Aiono’s perspective challenges the narrative that most scholars uphold about this story, and she agrees with embracing ambiguous information in “the Decameron,” “that it’s not really possible to call this a feminist or misogynist text” because “we miss out on things when we try to approach this text, but other texts as well, from only a feminist perspective.”
Instead of a singular point of view, Aiono advocates for examining every detail within a story, “for within these patterns lie deviations, contradictions, lessons, and questions.” She asserts, “If we only focus on the women, we’re not necessarily seeing who’s acting. Who is speaking to her? What are they allowing her to say, or rather not to say?”
Aiono’s essay highlights Talano “not because I’m less interested in Margarita, I’m actually more interested in her. I’m interested in what he [Talano] does to her.”
Her modern viewpoint on “The Decameron” resonates with a younger generation who are possibly “a lot more conscious that women can be manipulated through speech.”
Aiono’s essay builds on the practice of ethical reading, which she said she learned from Marilyn Migiel, professor of Romance studies and author of the prize-winning book “The Ethical Dimension of the ‘Decameron.’”

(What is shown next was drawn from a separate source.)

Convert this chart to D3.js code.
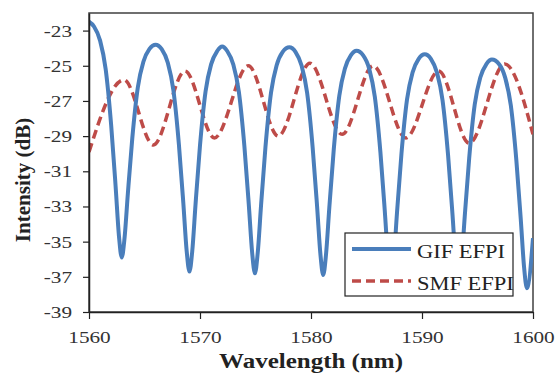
<!DOCTYPE html>
<html>
<head>
<meta charset="utf-8">
<script src="https://cdn.jsdelivr.net/npm/d3@7"></script>
<style>
body { margin: 0; background: #fff; }
svg { display: block; font-family: "Liberation Serif", "Times New Roman", serif; }
</style>
</head>
<body>
<div class="chart-container"></div>
<script>
const totalWidth = 556;
const totalHeight = 373;
const margin = {top: 13, right: 23, bottom: 61, left: 89};
const chartWidth = totalWidth - margin.left - margin.right;
const chartHeight = totalHeight - margin.top - margin.bottom;

// GIF EFPI (blue, solid)
const gifWavelength = [
  1560.0, 1560.45, 1561.0, 1561.5, 1562.0, 1562.4, 1562.7, 1562.95, 1563.2, 1563.5, 1563.9, 1564.4, 1564.9, 1565.45, 1566.0,
  1566.55, 1567.1, 1567.6, 1568.1, 1568.5, 1568.8, 1569.05, 1569.3, 1569.6, 1570.0, 1570.5, 1571.0, 1571.55, 1572.0,
  1572.45, 1573.0, 1573.5, 1574.0, 1574.4, 1574.7, 1574.95, 1575.2, 1575.5, 1575.9, 1576.4, 1576.9, 1577.45, 1578.05,
  1578.6, 1579.15, 1579.65, 1580.15, 1580.55, 1580.85, 1581.1, 1581.35, 1581.65, 1582.05, 1582.55, 1583.05, 1583.6, 1584.1,
  1584.7, 1585.25, 1585.75, 1586.25, 1586.65, 1586.95, 1587.2, 1587.45, 1587.75, 1588.15, 1588.65, 1589.15, 1589.7, 1590.25,
  1590.8, 1591.35, 1591.85, 1592.35, 1592.75, 1593.05, 1593.3, 1593.55, 1593.85, 1594.25, 1594.75, 1595.25, 1595.8, 1596.3,
  1596.95, 1597.5, 1598.0, 1598.5, 1598.9, 1599.2, 1599.45, 1600.0
];
const gifDb = [
  -22.5, -22.77, -23.57, -25.18, -28.4, -31.88, -34.69, -35.9, -34.81, -32.27, -29.12, -26.22, -24.77, -24.04, -23.8,
  -24.06, -24.83, -26.38, -29.48, -32.83, -35.54, -36.7, -35.55, -32.86, -29.53, -26.46, -24.92, -24.16, -23.9,
  -24.16, -24.93, -26.48, -29.58, -32.93, -35.64, -36.8, -35.64, -32.94, -29.6, -26.52, -24.98, -24.21, -23.95,
  -24.21, -24.99, -26.54, -29.65, -33.01, -35.73, -36.9, -35.75, -33.07, -29.76, -26.7, -25.17, -24.4, -24.15,
  -24.41, -25.19, -26.76, -29.89, -33.28, -36.03, -37.2, -36.04, -33.34, -30.0, -26.92, -25.38, -24.61, -24.35,
  -24.61, -25.39, -26.96, -30.09, -33.48, -36.23, -37.4, -36.25, -33.57, -30.26, -27.2, -25.67, -24.9, -24.65,
  -24.91, -25.69, -27.25, -30.37, -33.75, -36.48, -37.65, -34.8
];

// SMF EFPI (red, dashed)
const smfWavelength = [1560.0, 1563.15, 1565.8, 1568.65, 1571.3, 1574.35, 1577.05, 1579.9, 1582.8, 1585.6, 1588.55, 1591.5, 1594.25, 1597.45, 1600.0];
const smfDb = [-29.9, -25.8, -29.5, -25.3, -29.1, -25.0, -29.0, -24.85, -28.9, -25.0, -29.1, -25.3, -29.4, -24.9, -28.9];

const xTicks = [1560, 1570, 1580, 1590, 1600];
const yTicks = [-39, -37, -35, -33, -31, -29, -27, -25, -23];
const seriesNames = ['GIF EFPI', 'SMF EFPI'];

const blue = '#4a7ebb';
const red = '#be4b48';
const stretchX = 1.25;

const svg = d3.select('.chart-container')
  .append('svg')
  .attr('width', totalWidth)
  .attr('height', totalHeight);

const chart = svg.append('g').attr('transform', `translate(${margin.left},${margin.top})`);

const scaleX = d3.scaleLinear().domain([1560, 1600]).range([0, chartWidth]);
const scaleY = d3.scaleLinear().domain([-39, -22]).range([chartHeight, 0]);

// widen text a little, like the source picture
function widen(sel) {
  sel.each(function () {
    const t = d3.select(this);
    const x = +t.attr('x') || 0;
    t.attr('transform', `translate(${x},0) scale(${stretchX},1) translate(${-x},0)`);
  });
}

// frame
chart.append('rect')
  .attr('width', chartWidth)
  .attr('height', chartHeight)
  .attr('fill', 'none')
  .attr('stroke', '#404040')
  .attr('stroke-width', 1.5);

chart.append('clipPath').attr('id', 'clip')
  .append('rect').attr('width', chartWidth).attr('height', chartHeight);

const line = d3.line()
  .x(d => scaleX(d[0]))
  .y(d => scaleY(d[1]))
  .curve(d3.curveMonotoneX);

const plot = chart.append('g').attr('clip-path', 'url(#clip)');

plot.append('path')
  .datum(smfWavelength.map((w, i) => [w, smfDb[i]]))
  .attr('d', line)
  .attr('fill', 'none')
  .attr('stroke', red)
  .attr('stroke-width', 3.5)
  .attr('stroke-dasharray', '9,5');

plot.append('path')
  .datum(gifWavelength.map((w, i) => [w, gifDb[i]]))
  .attr('d', line)
  .attr('fill', 'none')
  .attr('stroke', blue)
  .attr('stroke-width', 4)
  .attr('stroke-linejoin', 'round');

// axes
const xAxis = chart.append('g')
  .attr('transform', `translate(0,${chartHeight})`)
  .call(d3.axisBottom(scaleX).tickValues(xTicks).tickFormat(d => String(d)).tickSize(7).tickSizeOuter(0).tickPadding(12));

const yAxis = chart.append('g')
  .call(d3.axisLeft(scaleY).tickValues(yTicks).tickFormat(d => String(d)).tickSize(6).tickSizeOuter(0).tickPadding(11));

[xAxis, yAxis].forEach(a => {
  a.select('.domain').attr('stroke', '#222').attr('stroke-width', 1.5);
  a.selectAll('.tick line').attr('stroke', '#222').attr('stroke-width', 1.2);
  a.selectAll('.tick text')
    .attr('fill', '#333')
    .style('font-size', '17px')
    .style('font-family', '"Liberation Serif", serif')
    .call(widen);
});

// axis titles
svg.append('text')
  .attr('x', margin.left + chartWidth / 2)
  .attr('y', 368)
  .attr('text-anchor', 'middle')
  .style('font-size', '20px')
  .style('font-weight', 'bold')
  .attr('fill', '#222')
  .text('Wavelength (nm)')
  .call(widen);

svg.append('text')
  .attr('transform', 'translate(30,180) rotate(-90)')
  .attr('text-anchor', 'middle')
  .style('font-size', '21px')
  .style('font-weight', 'bold')
  .attr('fill', '#222')
  .text('Intensity (dB)');

// legend
const legend = svg.append('g').attr('transform', 'translate(345,233)');
legend.append('rect')
  .attr('width', 168)
  .attr('height', 63)
  .attr('fill', '#fff')
  .attr('stroke', '#222')
  .attr('stroke-width', 1.2);

const legendRows = legend.selectAll('.row')
  .data(seriesNames)
  .enter()
  .append('g')
  .attr('class', 'row')
  .attr('transform', (d, i) => `translate(0,${16 + i * 32})`);

legendRows.append('line')
  .attr('x1', 7)
  .attr('x2', 66)
  .attr('stroke', (d, i) => i === 0 ? blue : red)
  .attr('stroke-width', (d, i) => i === 0 ? 4 : 3.5)
  .attr('stroke-dasharray', (d, i) => i === 0 ? null : '9,5');

legendRows.append('text')
  .attr('x', 72)
  .attr('y', 9)
  .style('font-size', '18px')
  .attr('fill', '#222')
  .text(d => d)
  .call(widen);
</script>
</body>
</html>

“We can read things that are there. But we can also have things that we want to see in a text that aren’t necessarily there,” Aiono said. To be ethical, she concludes, “It’s up to us to use this confluence of voices, which is the text itself, and what other people are saying about the text, and I would even say, what the voice inside your head is saying to you about the text.”

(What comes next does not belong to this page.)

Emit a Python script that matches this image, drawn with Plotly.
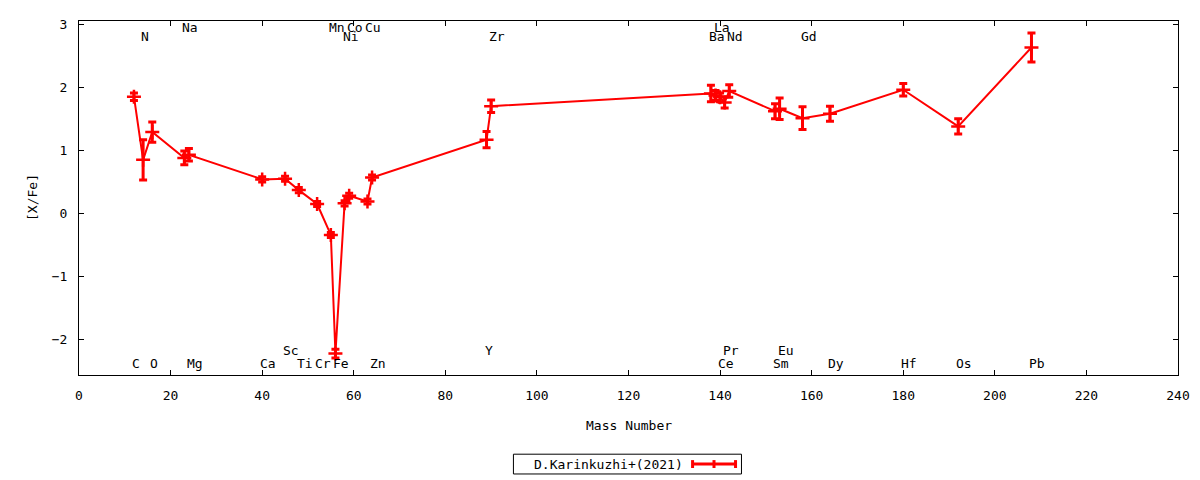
import plotly.graph_objects as go

elements = ['C', 'N', 'O', 'Na', 'Mg', 'Ca', 'Sc', 'Ti', 'Cr', 'Mn', 'Fe', 'Ni', 'Co', 'Cu', 'Zn',
            'Y', 'Zr', 'Ba', 'La', 'Ce', 'Pr', 'Nd', 'Sm', 'Eu', 'Gd', 'Dy', 'Hf', 'Os', 'Pb']
mass = [12, 14, 16, 23, 24, 40, 45, 48, 52, 55, 56, 58, 59, 63, 64,
        89, 90, 138, 139, 140, 141, 142, 152, 153, 158, 164, 180, 192, 208]
xfe = [1.85, 0.85, 1.29, 0.88, 0.93, 0.54, 0.55, 0.37, 0.15, -0.34, -2.22, 0.16, 0.28, 0.19, 0.57,
       1.17, 1.70, 1.90, 1.87, 1.84, 1.76, 1.94, 1.62, 1.66, 1.51, 1.58, 1.96, 1.38, 2.63]
err = [0.06, 0.32, 0.16, 0.11, 0.10, 0.04, 0.04, 0.04, 0.04, 0.04, 0.07, 0.04, 0.04, 0.04, 0.04,
       0.13, 0.10, 0.13, 0.08, 0.07, 0.09, 0.10, 0.12, 0.17, 0.18, 0.12, 0.10, 0.12, 0.23]
# row of each element label (y in data units)
label_y = [-2.38, 2.80, -2.38, 2.95, -2.38, -2.38, -2.17, -2.38, -2.38, 2.95, -2.38, 2.80, 2.95, 2.95, -2.38,
           -2.17, 2.80, 2.80, 2.95, -2.38, -2.17, 2.80, -2.38, -2.17, 2.80, -2.38, -2.38, -2.38, -2.38]

x_ticks = list(range(0, 241, 20))
y_ticks = [-2, -1, 0, 1, 2, 3]

RED = '#ff0000'
FONT = dict(family='DejaVu Sans Mono', size=13, color='black')

fig = go.Figure()
fig.add_trace(go.Scatter(
    x=mass, y=xfe,
    mode='lines+markers',
    line=dict(color=RED, width=2),
    marker=dict(symbol='cross-thin', size=10, line=dict(color=RED, width=2.5), color=RED),
    error_y=dict(type='data', array=err, visible=True, color=RED, thickness=3, width=4),
    name='D.Karinkuzhi+(2021)',
    showlegend=False,
))

annotations = []
for el, m, ly in zip(elements, mass, label_y):
    annotations.append(dict(x=m, y=ly, text=el, showarrow=False, xanchor='left', yanchor='middle',
                            xshift=-4, font=FONT))

# axis titles
annotations.append(dict(x=0.5, y=0, xref='paper', yref='paper', text='Mass Number', showarrow=False,
                        yanchor='middle', yshift=-50, font=FONT))
annotations.append(dict(x=0, y=0.5, xref='paper', yref='paper', text='[X/Fe]', showarrow=False,
                        xanchor='center', xshift=-47, textangle=-90, font=FONT))

# gnuplot style key: text on the left, sample on the right
annotations.append(dict(x=0.551, y=-0.2516, xref='paper', yref='paper', text='D.Karinkuzhi+(2021)',
                        showarrow=False, xanchor='right', yanchor='middle', font=FONT))
shapes = [
    dict(type='rect', xref='paper', yref='paper', x0=0.3953, x1=0.6028, y0=-0.2796, y1=-0.2237,
         line=dict(color='black', width=1)),
    dict(type='line', xref='paper', yref='paper', x0=0.5583, x1=0.5974, y0=-0.2516, y1=-0.2516,
         line=dict(color=RED, width=3)),
]
for xc in (0.5583, 0.5778, 0.5974):
    shapes.append(dict(type='line', xref='paper', yref='paper', x0=xc, x1=xc, y0=-0.2628, y1=-0.2404,
                       line=dict(color=RED, width=3)))

axis_common = dict(showline=True, linecolor='black', linewidth=1, mirror='allticks', ticks='inside',
                   ticklen=5, tickcolor='black', showgrid=False, zeroline=False, tickfont=FONT)

# page body has an 8px margin, so the figure is a bit smaller than the window
fig.update_layout(
    width=1192, height=472,
    margin=dict(l=71, r=22, t=9, b=105),
    paper_bgcolor='white', plot_bgcolor='white',
    xaxis=dict(range=[0, 240], tickvals=x_ticks, ticklabelstandoff=8, **axis_common),
    yaxis=dict(range=[-2.56, 3.05], tickvals=y_ticks, ticklabelstandoff=8, **axis_common),
    annotations=annotations,
    shapes=shapes,
    showlegend=False,
)

fig.write_html('out.html')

For those questioning what to read next, try “-the Decameron.-” According to Aiono, the collection of novellas “readily invites us to read together with other people; for after all, it is a text in conversation with itself.”
Commenting on Aiono’s prize-winning essay, Migiel, a former president of the ABA, stated: “Last April, I quickly realized that Grace’s reading of Decameron 9.7 was strikingly original and indicative of high-level thinking. When I had her submit her essay for the Velli Prize, I was 99% sure that she would win. For a first-year student to win the prize is remarkable. It is a great honor for Grace and for Cornell.”